Everything I'm seeing in the way of urbanization, population density and commute statistics suggests that EVs would work in the large majority of scenarios in North America and Europe.
Some things are atomic. For example, I can't drive my car if only a large majority of it is functioning; for some things, satisfying 95% of the use cases still leaves that thing 100% useless.
With transportation (as a collective, not as an individual), a population can get by 100% with a cheap gasoline-only car, but only (say) 95% with an EV. With transportation for an individual, satisfying 95% of the uses cases means that the individual would prefer to simply by an equivalent car that can do the remaining 5% as well as the EV's 95% - i.e. a gasoline-only car.
Most people with an EV either have a second car or don't travel to places they can't buy a ticket to (bus/train/plane).

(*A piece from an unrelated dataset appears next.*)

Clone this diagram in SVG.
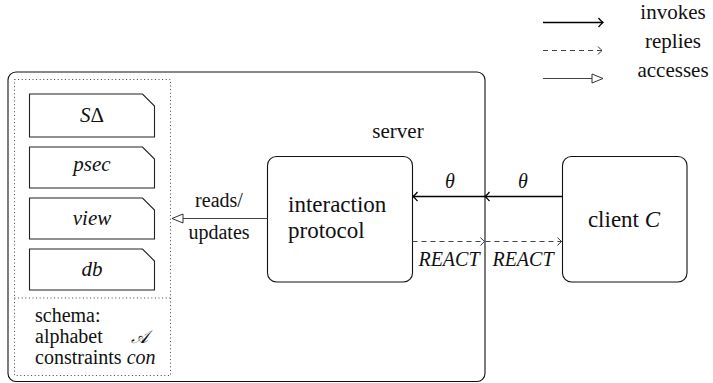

Those people who prefer to own only a single car and often travel outside of mass-transit would prefer to get the ICE-car that satisfies 100% of their uses-cases for a car rather than an EV that satisfies 95% of their use-cases for a car.
Yes, there are outliers, and certainly there are scenarios that Americans regularly partake in which will push past EV limits, but to base an entire transportation strategy on scenarios that are either infrequent or in a very sharp minority seems utterly illogical to me.
It would seem illogical to you because you are not being logical. You are unreasonably assuming that people would take the more expensive option that does not meet all the use-cases that the cheaper option does.
Simply put, most people do not drive hundreds of miles in a single driving session per day, most people live in urban areas where average commute times are below 30 minutes and distances are in fact below 20 miles one way. It sounds to me like the majority of North Americans could drive EVs with little significant impact on day to day driving habits.
Maybe, but it is not their day-to-day transport needs that drives their purchase, it's that remote 5% of their transport needs that drive their purchase. For the population, 95% good enough is, well, good enough. For an individual, 95% good enough is going to lose to the cheaper option that is 100% good enough.